TASK DETAILS: Exactly as written, set down the lines from the top of the entries through the line bearing "from matplotlib.ticker import", with every picture left out.

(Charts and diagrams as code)
----
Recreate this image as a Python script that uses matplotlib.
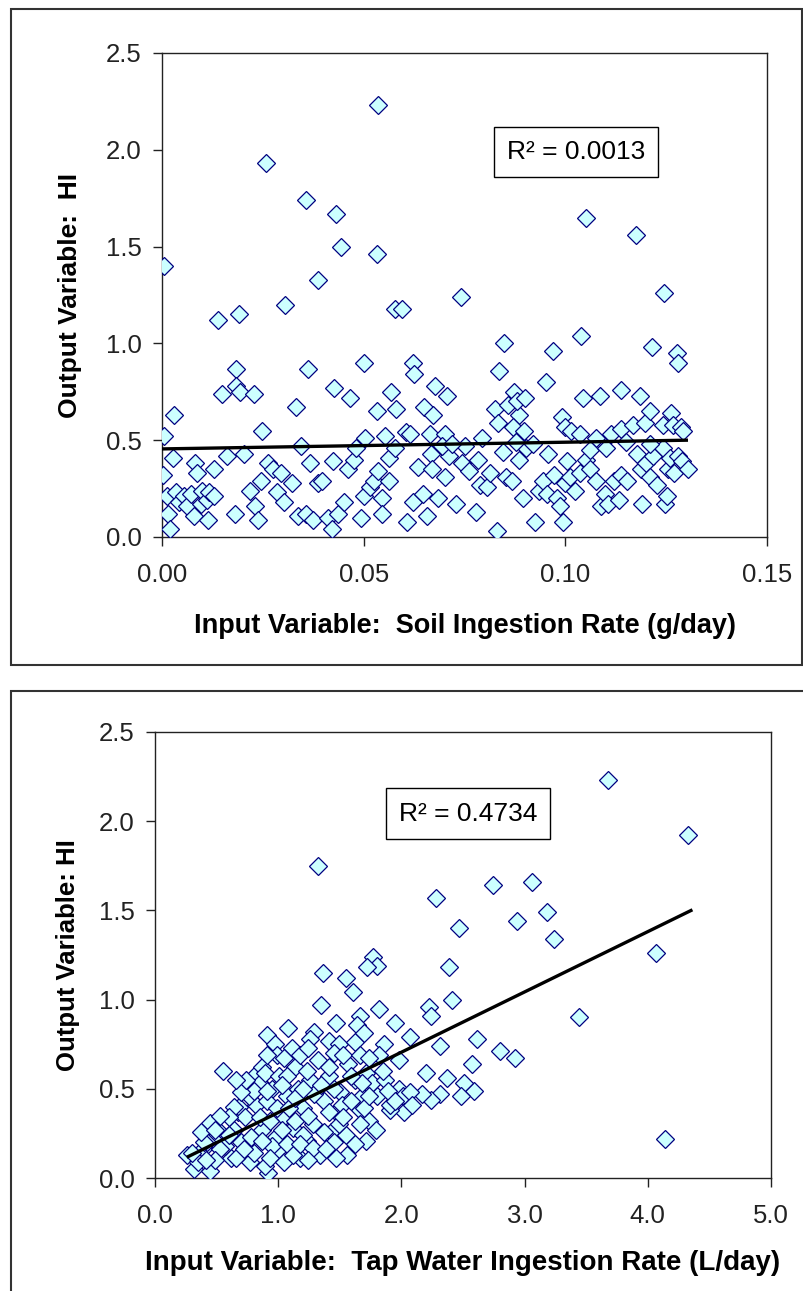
import numpy as np
import matplotlib
matplotlib.use("Agg")
import matplotlib.pyplot as plt
from matplotlib.patches import Rectangle
from matplotlib.ticker import FormatStrFormatter

plt.rcParams["font.family"] = ["Liberation Sans", "DejaVu Sans"]

# ---- panel 1: soil ingestion rate vs HI ----
soil_x = [
    0.0536, 0.0258, 0.0356, 0.0432, 0.0443, 0.0532, 0.0005, 0.0388, 0.0306, 0.0578,
    0.0594, 0.0741, 0.0138, 0.0192, 0.1050, 0.1175, 0.1244, 0.1040, 0.0847, 0.0970,
    0.1216, 0.1277, 0.1280, 0.0500, 0.0622, 0.0184, 0.0361, 0.0836, 0.0626, 0.0951,
    0.0148, 0.0184, 0.0194, 0.0229, 0.0427, 0.0465, 0.0568, 0.0677, 0.0707, 0.1045,
    0.1087, 0.1139, 0.1185, 0.0029, 0.0332, 0.0532, 0.0580, 0.0649, 0.0672, 0.0826,
    0.0873, 0.0858, 0.0886, 0.0833, 0.0870, 0.0897, 0.0880, 0.0900, 0.0005, 0.0248,
    0.0504, 0.0554, 0.0605, 0.0616, 0.0664, 0.0702, 0.0992, 0.0999, 0.1014, 0.1037,
    0.1075, 0.1114, 0.1139, 0.1167, 0.1197, 0.1210, 0.1261, 0.1242, 0.1267, 0.1286,
    0.1292, 0.0028, 0.0003, 0.0013, 0.0015, 0.0020, 0.0034, 0.0041, 0.0054, 0.0063,
    0.0073, 0.0079, 0.0096, 0.0083, 0.0087, 0.0098, 0.0111, 0.0115, 0.0117, 0.0130,
    0.0128, 0.0162, 0.0180, 0.0204, 0.0217, 0.0230, 0.0239, 0.0245, 0.0264, 0.0275,
    0.0284, 0.0296, 0.0303, 0.0322, 0.0345, 0.0337, 0.0358, 0.0366, 0.0375, 0.0386,
    0.0396, 0.0411, 0.0421, 0.0424, 0.0437, 0.0450, 0.0462, 0.0475, 0.0481, 0.0494,
    0.0500, 0.0516, 0.0526, 0.0536, 0.0545, 0.0545, 0.0564, 0.0564, 0.0577, 0.0607,
    0.0622, 0.0635, 0.0648, 0.0658, 0.0666, 0.0670, 0.0685, 0.0702, 0.0711, 0.0728,
    0.0743, 0.0762, 0.0779, 0.0784, 0.0788, 0.0805, 0.0813, 0.0830, 0.0845, 0.0852,
    0.0868, 0.0884, 0.0894, 0.0903, 0.0925, 0.0935, 0.0945, 0.0954, 0.0958, 0.0971,
    0.0980, 0.0986, 0.0994, 0.0999, 0.1005, 0.1011, 0.1024, 0.1037, 0.1050, 0.1060,
    0.1062, 0.1075, 0.1088, 0.1098, 0.1107, 0.1120, 0.1133, 0.1139, 0.1154, 0.1177,
    0.1188, 0.1190, 0.1200, 0.1209, 0.1218, 0.1228, 0.1241, 0.1248, 0.1251, 0.1254,
    0.1260, 0.1269, 0.1280, 0.1290, 0.1303, 0.0695, 0.0750, 0.0718, 0.0793, 0.0877,
    0.0920, 0.1100, 0.1150, 0.1210,
]
soil_hi = [
    2.23, 1.93, 1.74, 1.67, 1.50, 1.46, 1.40, 1.33, 1.20, 1.18,
    1.18, 1.24, 1.12, 1.15, 1.65, 1.56, 1.26, 1.04, 1.00, 0.96,
    0.98, 0.95, 0.90, 0.90, 0.90, 0.87, 0.87, 0.86, 0.84, 0.80,
    0.74, 0.78, 0.75, 0.74, 0.77, 0.72, 0.75, 0.78, 0.73, 0.72,
    0.73, 0.76, 0.73, 0.63, 0.67, 0.65, 0.66, 0.67, 0.63, 0.66,
    0.75, 0.68, 0.63, 0.59, 0.57, 0.55, 0.70, 0.72, 0.52, 0.55,
    0.51, 0.52, 0.54, 0.53, 0.53, 0.53, 0.62, 0.57, 0.55, 0.53,
    0.51, 0.53, 0.56, 0.58, 0.59, 0.65, 0.64, 0.58, 0.58, 0.57,
    0.55, 0.41, 0.32, 0.21, 0.12, 0.04, 0.23, 0.18, 0.21, 0.16,
    0.22, 0.11, 0.17, 0.38, 0.33, 0.24, 0.19, 0.09, 0.23, 0.35,
    0.21, 0.42, 0.12, 0.43, 0.24, 0.16, 0.09, 0.29, 0.38, 0.35,
    0.23, 0.33, 0.18, 0.28, 0.47, 0.11, 0.12, 0.38, 0.09, 0.28,
    0.29, 0.10, 0.04, 0.39, 0.12, 0.18, 0.35, 0.40, 0.46, 0.10,
    0.21, 0.26, 0.29, 0.34, 0.20, 0.12, 0.29, 0.41, 0.46, 0.08,
    0.18, 0.36, 0.22, 0.11, 0.43, 0.35, 0.20, 0.31, 0.42, 0.17,
    0.38, 0.34, 0.13, 0.40, 0.27, 0.26, 0.33, 0.03, 0.44, 0.31,
    0.29, 0.40, 0.20, 0.46, 0.08, 0.24, 0.29, 0.22, 0.43, 0.32,
    0.20, 0.16, 0.08, 0.28, 0.39, 0.31, 0.24, 0.33, 0.40, 0.45,
    0.35, 0.29, 0.16, 0.22, 0.17, 0.29, 0.19, 0.32, 0.29, 0.43,
    0.35, 0.17, 0.38, 0.31, 0.42, 0.27, 0.46, 0.17, 0.21, 0.35,
    0.41, 0.33, 0.42, 0.39, 0.35, 0.47, 0.47, 0.48, 0.51, 0.49,
    0.48, 0.46, 0.49, 0.48,
]
soil_fit = (0.346, 0.455)   # slope, intercept of trend line
soil_fit_range = (0.0, 0.13)
soil_r2 = "R² = 0.0013"

# ---- panel 2: tap water ingestion rate vs HI ----
water_x = [
    3.68, 4.33, 1.32, 2.74, 3.06, 2.28, 3.18, 2.94, 2.47, 3.24,
    4.07, 3.44, 4.14, 1.77, 1.80, 1.72, 1.36, 1.55, 1.61, 2.39,
    2.41, 1.35, 1.82, 2.22, 2.24, 1.66, 1.64, 1.47, 1.95, 1.08,
    1.29, 0.91, 0.97, 1.11, 1.26, 1.41, 1.49, 1.62, 1.86, 2.07,
    2.31, 2.61, 2.80, 2.92, 2.57, 0.55, 1.98, 1.82, 2.20, 2.37,
    2.59, 2.51, 2.48, 2.31, 2.24, 2.17, 1.98, 2.01, 2.02, 1.91,
    1.80, 1.74, 1.79, 1.71, 1.56, 1.34, 1.18, 0.99, 0.92, 0.26,
    0.32, 0.45, 0.39, 0.45, 0.53, 0.62, 0.67, 0.70, 0.77, 0.80,
    0.85, 0.87, 0.89, 0.82, 0.87, 0.89, 0.95, 0.98, 1.01, 1.05,
    1.07, 1.12, 1.14, 1.16, 1.20, 1.23, 1.26, 1.28, 1.32, 1.37,
    1.41, 1.43, 1.47, 1.50, 1.52, 1.55, 1.57, 1.62, 1.66, 1.68,
    1.71, 1.76, 1.87, 1.91, 0.47, 0.57, 0.64, 0.68, 0.73, 0.78,
    0.80, 0.85, 0.91, 0.93, 0.95, 0.99, 1.03, 1.07, 1.09, 1.14,
    1.20, 1.24, 1.29, 1.37, 1.41, 1.45, 1.49, 1.53, 1.59, 1.66,
    1.70, 0.53, 0.60, 0.42, 0.49, 0.66, 0.72, 0.76, 0.80, 0.70,
    0.64, 0.60, 0.53, 0.35, 0.41, 0.30, 0.40, 0.37, 0.49, 0.87,
    0.93, 1.05, 1.12, 1.18, 1.28, 1.24, 1.39, 1.47, 1.62, 1.68,
    1.74, 1.85, 1.89, 1.95, 2.07, 2.09, 0.99, 1.05, 1.18, 1.24,
    1.45, 1.53, 1.41, 1.23, 1.07, 0.91, 0.74, 0.66, 0.91, 1.03,
    1.14, 1.20, 1.35, 1.45, 1.59, 1.66, 1.74, 1.70,
]
water_hi = [
    2.23, 1.92, 1.75, 1.64, 1.66, 1.57, 1.49, 1.44, 1.40, 1.34,
    1.26, 0.90, 0.22, 1.24, 1.19, 1.18, 1.15, 1.12, 1.04, 1.18,
    1.00, 0.97, 0.95, 0.96, 0.91, 0.91, 0.86, 0.87, 0.87, 0.84,
    0.82, 0.80, 0.75, 0.73, 0.78, 0.77, 0.75, 0.76, 0.75, 0.79,
    0.74, 0.78, 0.71, 0.67, 0.64, 0.60, 0.66, 0.69, 0.59, 0.56,
    0.49, 0.53, 0.46, 0.47, 0.44, 0.47, 0.50, 0.46, 0.37, 0.38,
    0.46, 0.32, 0.27, 0.21, 0.13, 0.13, 0.11, 0.15, 0.03, 0.13,
    0.05, 0.04, 0.16, 0.31, 0.26, 0.11, 0.37, 0.20, 0.09, 0.57,
    0.53, 0.62, 0.59, 0.41, 0.27, 0.07, 0.50, 0.23, 0.57, 0.34,
    0.46, 0.28, 0.62, 0.50, 0.39, 0.21, 0.55, 0.30, 0.66, 0.43,
    0.57, 0.26, 0.37, 0.48, 0.41, 0.24, 0.64, 0.55, 0.38, 0.46,
    0.59, 0.53, 0.55, 0.41, 0.22, 0.18, 0.27, 0.40, 0.34, 0.23,
    0.14, 0.34, 0.43, 0.32, 0.18, 0.39, 0.27, 0.19, 0.39, 0.32,
    0.24, 0.35, 0.47, 0.26, 0.37, 0.20, 0.30, 0.34, 0.43, 0.30,
    0.39, 0.16, 0.24, 0.20, 0.10, 0.11, 0.16, 0.46, 0.49, 0.48,
    0.40, 0.34, 0.35, 0.09, 0.10, 0.14, 0.20, 0.26, 0.27, 0.21,
    0.11, 0.09, 0.13, 0.19, 0.17, 0.10, 0.16, 0.11, 0.19, 0.53,
    0.46, 0.60, 0.49, 0.43, 0.48, 0.41, 0.69, 0.67, 0.69, 0.73,
    0.70, 0.69, 0.62, 0.60, 0.57, 0.49, 0.55, 0.55, 0.69, 0.52,
    0.45, 0.50, 0.52, 0.50, 0.57, 0.69, 0.67, 0.81,
]
water_fit = (0.338, 0.029)
water_fit_range = (0.27, 4.35)
water_r2 = "R² = 0.4734"

FACE = "#CCFFFF"
EDGE = "#000080"

fig = plt.figure(figsize=(8.04, 12.91), dpi=100)
W, H = 804.0, 1291.0

# outer chart frames
fig.patches.append(Rectangle((11 / W, 1 - 665 / H), 791 / W, 656 / H,
                             transform=fig.transFigure, fill=False,
                             edgecolor="#333333", linewidth=1.5))
fig.patches.append(Rectangle((11 / W, 1 - 1300 / H), 800 / W, 609 / H,
                             transform=fig.transFigure, fill=False,
                             edgecolor="#333333", linewidth=1.5))


def panel(rect, xs, ys, fit, fit_range, r2, r2_pos, xlim, xticks, xfmt,
          xlabel, ylabel, xlsize, ylsize, xlabelpad, ylabelpad, xtickpad):
    ax = fig.add_axes(rect)
    ax.plot(xs, ys, linestyle="none", marker="D", markersize=8.8,
            markerfacecolor=FACE, markeredgecolor=EDGE, markeredgewidth=0.9,
            zorder=3)
    fx = np.array(fit_range)
    ax.plot(fx, fit[0] * fx + fit[1], color="black", linewidth=2.4, zorder=4)
    ax.set_xlim(xlim)
    ax.set_ylim(0, 2.5)
    ax.set_xticks(xticks)
    ax.set_yticks(np.arange(0, 2.51, 0.5))
    ax.xaxis.set_major_formatter(FormatStrFormatter(xfmt))
    ax.yaxis.set_major_formatter(FormatStrFormatter("%.1f"))
    ax.tick_params(axis="x", direction="out", length=6.5, width=1,
                   labelsize=18.5, pad=xtickpad, colors="#222222")
    ax.tick_params(axis="y", direction="out", length=6.5, width=1,
                   labelsize=18.5, pad=8, colors="#222222")
    for s in ax.spines.values():
        s.set_linewidth(1)
        s.set_color("#222222")
    ax.set_xlabel(xlabel, fontsize=xlsize, fontweight="bold", labelpad=xlabelpad)
    ax.set_ylabel(ylabel, fontsize=ylsize, fontweight="bold", labelpad=ylabelpad)
    ax.text(r2_pos[0], r2_pos[1], r2, transform=ax.transAxes, fontsize=19,
            ha="center", va="center",
            bbox=dict(boxstyle="square,pad=0.5", facecolor="white",
                      edgecolor="black", linewidth=1))
    return ax


panel([162 / W, 1 - 537 / H, 605 / W, 484 / H], soil_x, soil_hi, soil_fit,
      soil_fit_range, soil_r2, (0.684, 0.795), (0, 0.15),
      [0, 0.05, 0.10, 0.15], "%.2f",
      "Input Variable:  Soil Ingestion Rate (g/day)", "Output Variable:  HI",
      19.5, 19, 19, 17, 12)

panel([155 / W, 1 - 1178 / H, 616 / W, 446 / H], water_x, water_hi, water_fit,
      water_fit_range, water_r2, (0.508, 0.817), (0, 5),
      [0, 1, 2, 3, 4, 5], "%.1f",
      "Input Variable:  Tap Water Ingestion Rate (L/day)", "Output Variable: HI",
      20, 18.5, 16, 14, 12)

fig.savefig("out.png", dpi=100, facecolor="white")
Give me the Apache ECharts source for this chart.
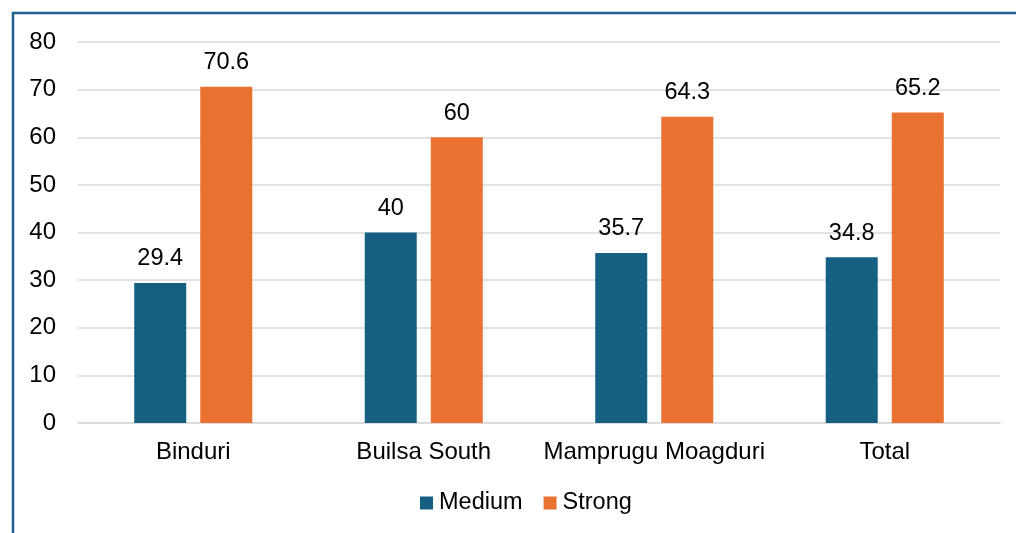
<!DOCTYPE html>
<html>
<head>
<meta charset="utf-8">
<script src="https://cdn.jsdelivr.net/npm/echarts@6/dist/echarts.min.js"></script>
<style>
  html, body { margin: 0; padding: 0; background: #fff; }
  #chart { width: 1016px; height: 533px; }
</style>
</head>
<body>
<div id="chart"></div>
<script>
const categories = ['Binduri', 'Builsa South', 'Mamprugu Moagduri', 'Total']
const mediumValues = [29.4, 40, 35.7, 34.8]
const strongValues = [70.6, 60, 64.3, 65.2]

const font = 'Arial, "Liberation Sans", sans-serif'

const chart = echarts.init(document.getElementById('chart'))

const labelStyle = {
  show: true,
  position: 'top',
  distance: 12,
  color: '#000',
  fontSize: 23.5,
  fontFamily: font
}

chart.setOption({
  animation: false,
  graphic: [
    {
      type: 'polyline',
      shape: { points: [[13, 540], [13, 13], [1020, 13]] },
      style: { stroke: '#1c628c', lineWidth: 2.5, fill: null }
    }
  ],
  grid: {
    left: 78,
    right: 16,
    top: 42,
    bottom: 110
  },
  legend: {
    bottom: 13,
    left: 415,
    itemWidth: 13,
    itemHeight: 13,
    itemGap: 21,
    icon: 'rect',
    textStyle: {
      color: '#000',
      fontSize: 23.5,
      fontFamily: font,
      padding: [0, 0, 0, 1]
    },
    data: ['Medium', 'Strong']
  },
  xAxis: {
    type: 'category',
    data: categories,
    axisLine: { lineStyle: { color: '#d9d9d9', width: 1.5 } },
    axisTick: { show: false },
    axisLabel: {
      interval: 0,
      color: '#000',
      fontSize: 24,
      fontFamily: font,
      margin: 17
    }
  },
  yAxis: {
    type: 'value',
    min: 0,
    max: 80,
    interval: 10,
    axisLine: { show: false },
    axisTick: { show: false },
    splitLine: { lineStyle: { color: '#d9d9d9', width: 1.5 } },
    axisLabel: {
      color: '#000',
      fontSize: 24,
      fontFamily: font,
      margin: 22
    }
  },
  series: [
    {
      name: 'Medium',
      type: 'bar',
      data: mediumValues,
      barWidth: 52,
      barGap: '27%',
      itemStyle: { color: '#156082' },
      label: labelStyle
    },
    {
      name: 'Strong',
      type: 'bar',
      data: strongValues,
      barWidth: 52,
      itemStyle: { color: '#e97132' },
      label: labelStyle
    }
  ]
})
</script>
</body>
</html>
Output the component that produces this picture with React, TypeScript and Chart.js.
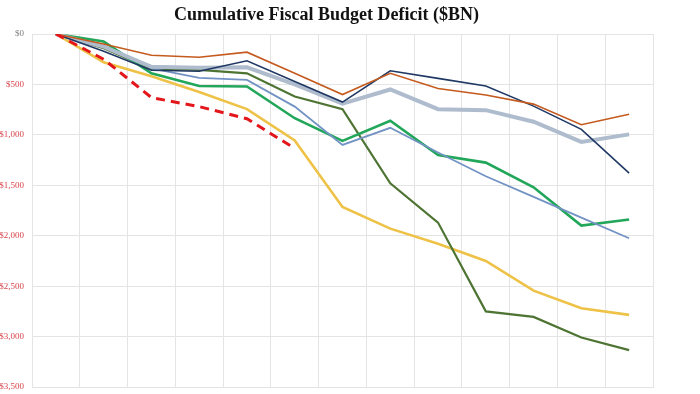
import React, { useEffect, useRef } from "react";
import { Chart, registerables } from "chart.js";

Chart.register(...registerables);

const categories = ["Start", "Oct", "Nov", "Dec", "Jan", "Feb", "Mar", "Apr", "May", "Jun", "Jul", "Aug", "Sep"];

const fy18 = [0, -100, -210, -230, -180, -390, -600, -390, -540, -605, -695, -900, -795];
const fy19 = [0, -125, -325, -335, -330, -500, -690, -550, -745, -755, -870, -1070, -995];
const fy20 = [0, -140, -345, -355, -390, -620, -745, -1480, -1870, -2750, -2805, -3010, -3135];
const fy21 = [0, -280, -420, -575, -745, -1055, -1715, -1930, -2080, -2250, -2545, -2720, -2785];
const fy22 = [0, -170, -360, -370, -265, -470, -675, -365, -440, -515, -715, -945, -1380];
const fy23 = [0, -120, -340, -435, -455, -720, -1100, -930, -1175, -1410, -1615, -1820, -2025];
const fy24 = [0, -75, -390, -515, -520, -835, -1060, -860, -1200, -1275, -1520, -1900, -1840];
const fy25 = [0, -250, -630, -720, -840, -1135];

const yTicksMin = -3500;
const yTicksMax = 0;
const yStep = 500;

const titleText = "Cumulative Fiscal Budget Deficit ($BN)";

export default function App() {
  const ref = useRef<HTMLCanvasElement | null>(null);

  useEffect(() => {
    document.body.style.margin = "0";
    if (!ref.current) return;
    const chart = new Chart(ref.current, {
      type: "line",
      data: {
        labels: categories,
        datasets: [
          { label: "FY25", data: fy25, borderColor: "#E3161B", borderWidth: 3, borderDash: [9, 6] },
          { label: "FY18", data: fy18, borderColor: "#C55A1E", borderWidth: 1.6 },
          { label: "FY22", data: fy22, borderColor: "#1F3864", borderWidth: 1.6 },
          { label: "FY19", data: fy19, borderColor: "#AEBCCD", borderWidth: 4 },
          { label: "FY23", data: fy23, borderColor: "#7393C4", borderWidth: 1.8 },
          { label: "FY24", data: fy24, borderColor: "#22A65A", borderWidth: 2.6 },
          { label: "FY20", data: fy20, borderColor: "#4E7433", borderWidth: 2.2 },
          { label: "FY21", data: fy21, borderColor: "#EEC247", borderWidth: 2.6 },
        ].map((d) => ({ ...d, pointRadius: 0, tension: 0, fill: false })),
      },
      options: {
        animation: false,
        responsive: true,
        maintainAspectRatio: false,
        layout: { padding: { left: 0, right: 47, top: 0, bottom: 7 } },
        plugins: {
          legend: { display: false },
          tooltip: { enabled: false },
          title: {
            display: true,
            text: titleText,
            color: "#111",
            font: { family: "'Liberation Serif', 'DejaVu Serif', serif", size: 18, weight: "bold" },
            padding: { top: 5, bottom: 7.4 },
          },
        },
        scales: {
          x: {
            type: "category",
            offset: true,
            afterFit: (scale: any) => {
              scale.height = 0;
            },
            grid: { display: true, offset: true, color: "#E4E4E4", drawTicks: false },
            border: { display: true, color: "#E4E4E4" },
            ticks: { display: false },
          },
          y: {
            min: yTicksMin,
            max: yTicksMax,
            afterFit: (scale: any) => {
              scale.width = 32;
            },
            grid: { color: "#E4E4E4", drawTicks: true, tickLength: 8, tickColor: "rgba(0,0,0,0)" },
            border: { display: true, color: "#E4E4E4" },
            ticks: {
              stepSize: yStep,
              padding: 0,
              font: { family: "'Liberation Serif', 'DejaVu Serif', serif", size: 9 },
              color: (ctx: any) => (ctx.tick && ctx.tick.value < 0 ? "#D9464E" : "#808080"),
              callback: (v: any) => "$" + Math.abs(Number(v)).toLocaleString("en-US"),
            },
          },
        },
      },
    });
    return () => chart.destroy();
  }, []);

  return (
    <div style={{ width: 700, height: 394, position: "relative", background: "#fff" }}>
      <canvas ref={ref} />
    </div>
  );
}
----
THE OUTPUT:
Recreate this image as a Python script that uses matplotlib.
import numpy as np
import matplotlib
matplotlib.use("Agg")
import matplotlib.pyplot as plt
from matplotlib.patches import Rectangle
from matplotlib.ticker import FormatStrFormatter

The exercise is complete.